Again the theme is clear: As airlines push for more capacity on optimum routes in the best flight levels, aircraft that do not have the new equipment get squeezed out. Currently 40 to 50% of aircraft use CPDLC in the NAT airspace.
Nav Canada has been using CPDLC in the North Atlantic airspace since 2002. In December 2011 the Montreal Flight Information Region (FIR) was the first Canadian ATC unit to implement CPDLC domestically. Today it is in use in 6 of 7 domestic FIRs controlled by Nav Canada, representing over 90% of Canada's domestic airspace.
While you can still fly in this airspace without CPDLC equipment at this time, in the future this might be either more expensive or restricted or both. And in Ireland and the UK as well as Maastricht (Eurocontrol), overflying airliners are strongly encouraged to participate in CPDLC. Business jets are currently exempt.

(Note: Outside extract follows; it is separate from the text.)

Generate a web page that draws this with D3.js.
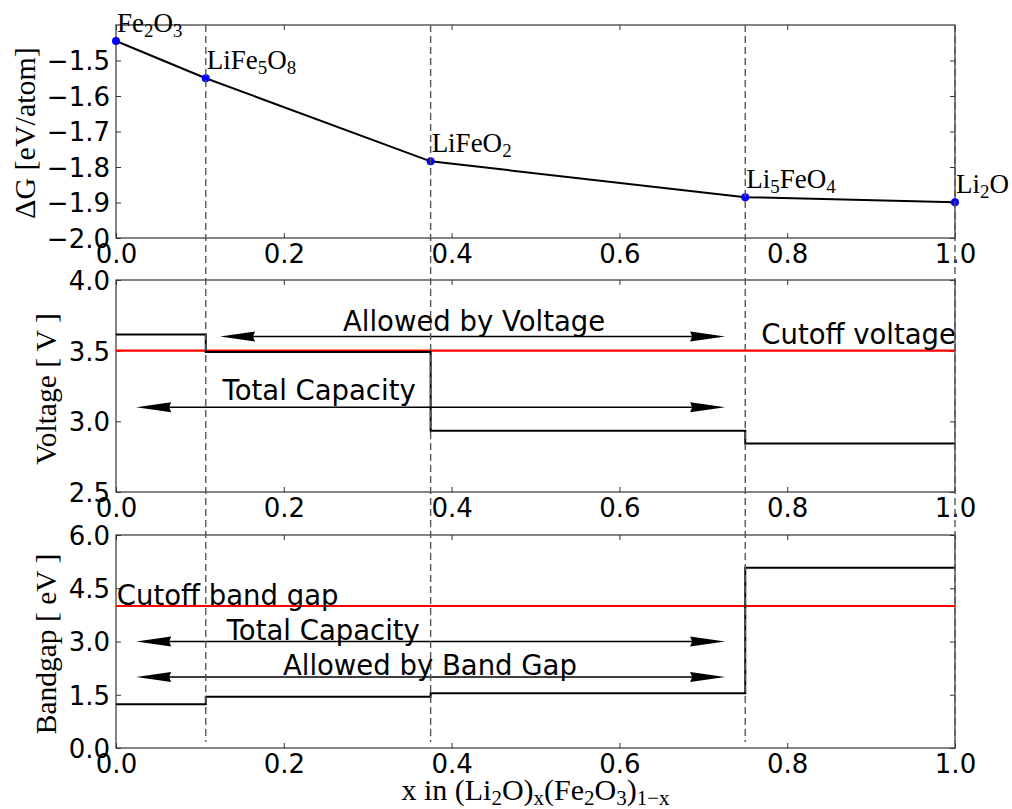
<!DOCTYPE html>
<html><head><meta charset="utf-8">
<script src="https://cdn.jsdelivr.net/npm/d3@7"></script>
<style>body{margin:0;background:#fff}</style>
</head><body>
<svg id="c" width="1012" height="809"></svg>
<script>
// ---------- data ----------
const phaseNames = [
  [["Fe",0],["2",1],["O",0],["3",1]],
  [["LiFe",0],["5",1],["O",0],["8",1]],
  [["LiFeO",0],["2",1]],
  [["Li",0],["5",1],["FeO",0],["4",1]],
  [["Li",0],["2",1],["O",0]]
];
const phaseX  = [0, 0.107, 0.375, 0.75, 1.0];
const deltaG  = [-1.445, -1.55, -1.784, -1.885, -1.899];
const voltage = [3.615, 3.49, 2.934, 2.844];
const bandgap = [1.23, 1.445, 1.54, 5.08];
const cutoffVoltage = 3.5;
const cutoffBandgap = 4.0;
const xTicks = [0, 0.2, 0.4, 0.6, 0.8, 1.0];
const gTicks = [-2.0, -1.9, -1.8, -1.7, -1.6, -1.5];
const vTicks = [2.5, 3.0, 3.5, 4.0];
const bTicks = [0, 1.5, 3.0, 4.5, 6.0];
const vArrowX1 = [0.124, 0.024];
const vArrowX2 = [0.726, 0.726];
const vArrowY  = [3.6, 3.1];
const vArrowLabels = ["Allowed by Voltage", "Total Capacity"];
const bArrowX1 = [0.024, 0.024];
const bArrowX2 = [0.726, 0.726];
const bArrowY  = [3.0, 2.0];
const bArrowLabels = ["Total Capacity", "Allowed by Band Gap"];

// ---------- layout ----------
const svg = d3.select("#c");
const L = 116, R = 955;
const SANS = "DejaVu Sans", SERIF = "Liberation Serif";
const FS = 26, AFS = 27.5;
const x = d3.scaleLinear().domain([0,1]).range([L,R]);
const panels = [
  {y: d3.scaleLinear().domain([-2.0,-1.4]).range([238,25]), ticks: gTicks, fmt: d=>d3.format(".1f")(d).replace("-","\u2212")},
  {y: d3.scaleLinear().domain([2.5,4.0]).range([492,280]), ticks: vTicks, fmt: d3.format(".1f")},
  {y: d3.scaleLinear().domain([0,6]).range([748,535]), ticks: bTicks, fmt: d3.format(".1f")}
];

function rich(sel, parts, size){
  const sh = size*0.17;
  let shift = 0;
  parts.forEach(([s,sub])=>{
    const t = sel.append("tspan").text(s);
    const want = sub ? sh : 0;
    if(sub) t.attr("font-size", size*0.7);
    t.attr("dy", want - shift);
    shift = want;
  });
  return sel;
}

// frames, ticks
panels.forEach(p=>{
  const [y0,y1] = p.y.range();
  const g = svg.append("g");
  g.append("rect").attr("x",L).attr("y",y1).attr("width",R-L).attr("height",y0-y1)
    .attr("fill","none").attr("stroke","#333").attr("stroke-width",1.2);
  g.append("g").attr("transform",`translate(0,${y0})`)
    .call(d3.axisBottom(x).tickValues(xTicks).tickSizeInner(-5).tickSizeOuter(0).tickFormat(d3.format(".1f")).tickPadding(7))
    .call(a=>{a.select(".domain").remove(); a.selectAll("line").attr("stroke","#333");
      a.selectAll("text").attr("font-family",SANS).attr("font-size",FS).attr("fill","#000").attr("dy","0.71em");});
  g.append("g").attr("transform",`translate(0,${y1})`)
    .call(d3.axisTop(x).tickValues(xTicks).tickSizeInner(-5).tickSizeOuter(0).tickFormat(""))
    .call(a=>{a.select(".domain").remove(); a.selectAll("line").attr("stroke","#333");});
  g.append("g").attr("transform",`translate(${L},0)`)
    .call(d3.axisLeft(p.y).tickValues(p.ticks).tickSizeInner(-5).tickSizeOuter(0).tickFormat(p.fmt).tickPadding(6))
    .call(a=>{a.select(".domain").remove(); a.selectAll("line").attr("stroke","#333");
      a.selectAll("text").attr("font-family",SANS).attr("font-size",FS).attr("fill","#000").attr("dy","0.36em");});
  g.append("g").attr("transform",`translate(${R},0)`)
    .call(d3.axisRight(p.y).tickValues(p.ticks).tickSizeInner(-5).tickSizeOuter(0).tickFormat(""))
    .call(a=>{a.select(".domain").remove(); a.selectAll("line").attr("stroke","#333");});
});

// ---------- panel 1 ----------
const p1 = panels[0];
const pts = phaseX.map((v,i)=>({x:v, g:deltaG[i], name:phaseNames[i]}));
svg.append("path").datum(pts)
  .attr("d", d3.line().x(d=>x(d.x)).y(d=>p1.y(d.g)))
  .attr("fill","none").attr("stroke","#000").attr("stroke-width",2);
svg.selectAll(".pt").data(pts).enter().append("circle")
  .attr("cx",d=>x(d.x)).attr("cy",d=>p1.y(d.g)).attr("r",4).attr("fill","#0000ff");
pts.forEach(d=>{
  const t = svg.append("text").attr("x",x(d.x)+1).attr("y",p1.y(d.g)-9)
    .attr("font-family",SERIF).attr("font-size",27).attr("fill","#000");
  rich(t, d.name, 27);
});

// ---------- step lines ----------
function stepPath(vals, yS){
  const segs = vals.map((v,i)=>({x:phaseX[i], v}));
  segs.push({x:phaseX[vals.length], v:vals[vals.length-1]});
  return d3.line().x(d=>x(d.x)).y(d=>yS(d.v)).curve(d3.curveStepAfter)(segs);
}
const p2 = panels[1], p3 = panels[2];
svg.append("line").attr("x1",L).attr("x2",R).attr("y1",p2.y(cutoffVoltage)).attr("y2",p2.y(cutoffVoltage))
  .attr("stroke","#ff0000").attr("stroke-width",2.2);
svg.append("path").attr("d",stepPath(voltage,p2.y)).attr("fill","none").attr("stroke","#000").attr("stroke-width",2);
svg.append("line").attr("x1",L).attr("x2",R).attr("y1",p3.y(cutoffBandgap)).attr("y2",p3.y(cutoffBandgap))
  .attr("stroke","#ff0000").attr("stroke-width",2.2);
svg.append("path").attr("d",stepPath(bandgap,p3.y)).attr("fill","none").attr("stroke","#000").attr("stroke-width",2);

// ---------- arrows ----------
function arrow(x1,x2,yv,yS){
  const y = yS(yv), a = x(x1), b = x(x2);
  const g = svg.append("g");
  g.append("line").attr("x1",a+10).attr("x2",b-10).attr("y1",y).attr("y2",y).attr("stroke","#000").attr("stroke-width",1.5);
  g.append("path").attr("d",`M${a},${y}L${a+35},${y-5}L${a+33},${y}L${a+35},${y+5}Z`).attr("fill","#000");
  g.append("path").attr("d",`M${b},${y}L${b-35},${y-5}L${b-33},${y}L${b-35},${y+5}Z`).attr("fill","#000");
}
function label(s, xv, yPix){
  svg.append("text").attr("x",x(xv)).attr("y",yPix).text(s)
    .attr("font-family",SANS).attr("font-size",AFS).attr("fill","#000");
}
vArrowY.forEach((v,i)=>arrow(vArrowX1[i],vArrowX2[i],v,p2.y));
bArrowY.forEach((v,i)=>arrow(bArrowX1[i],bArrowX2[i],v,p3.y));
const vLabelX = [0.2706, 0.127], vLabelDy = [-6, -7];
const bLabelX = [0.132, 0.199], bLabelDy = [-2, -2];
vArrowLabels.forEach((s,i)=>label(s, vLabelX[i], p2.y(vArrowY[i])+vLabelDy[i]));
bArrowLabels.forEach((s,i)=>label(s, bLabelX[i], p3.y(bArrowY[i])+bLabelDy[i]));
label("Cutoff voltage", 0.7691, p2.y(cutoffVoltage)-7);
label("Cutoff band gap", 0.001, p3.y(cutoffBandgap)-1);

// ---------- dashed phase lines ----------
phaseX.slice(1).forEach(v=>{
  svg.append("line").attr("x1",x(v)).attr("x2",x(v)).attr("y1",25).attr("y2",742)
    .attr("stroke","#555").attr("stroke-width",1.4).attr("stroke-dasharray","7,4");
});

// ---------- axis labels ----------
function ylab(parts, xp, yc, size){
  const t = svg.append("text").attr("transform",`translate(${xp},${yc}) rotate(-90)`)
    .attr("text-anchor","middle").attr("font-family",SERIF).attr("font-size",size).attr("fill","#000");
  rich(t, parts, size);
}
ylab([["\u0394G [eV/atom]",0]], 35, 133, 30);
ylab([["Voltage [ V ]",0]], 56, 389, 29.5);
ylab([["Bandgap [ eV ]",0]], 56, 644, 29.5);
const xl = svg.append("text").attr("x",(L+R)/2).attr("y",800).attr("text-anchor","middle")
  .attr("font-family",SERIF).attr("font-size",30).attr("fill","#000");
rich(xl, [["x in (Li",0],["2",1],["O)",0],["x",1],["(Fe",0],["2",1],["O",0],["3",1],[")",0],["1\u2212x",1]], 30);
</script>
</body></html>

Not designed for terminal use but very helpful enroute
It is important to realize that CPDLC/ADS is an enroute ATC system. It is not designed for terminal areas with heavy traffic such as approach control. Only direct ATC voice communication with the pilots is able to cope with the ever changing dynamic traffic environment of an approach or departure sector. But enroute it works very well and eliminates the need for a lot of routine voice transmissions. It also helps those pilots and ATC units that have some difficulty communicating in English, as all messages are canned in the aircraft and ATC computers already.
How CPDLC actually works for the pilot is best illustrated by joining the flightdeck crew of a nonstop US-Europe flight as they cross into Canada and get ready for the oceanic portion of the flight. The first big difference to traditional voice communications is that the oceanic clearance is requested and received by datalink. It may be printed out on the cockpit printer.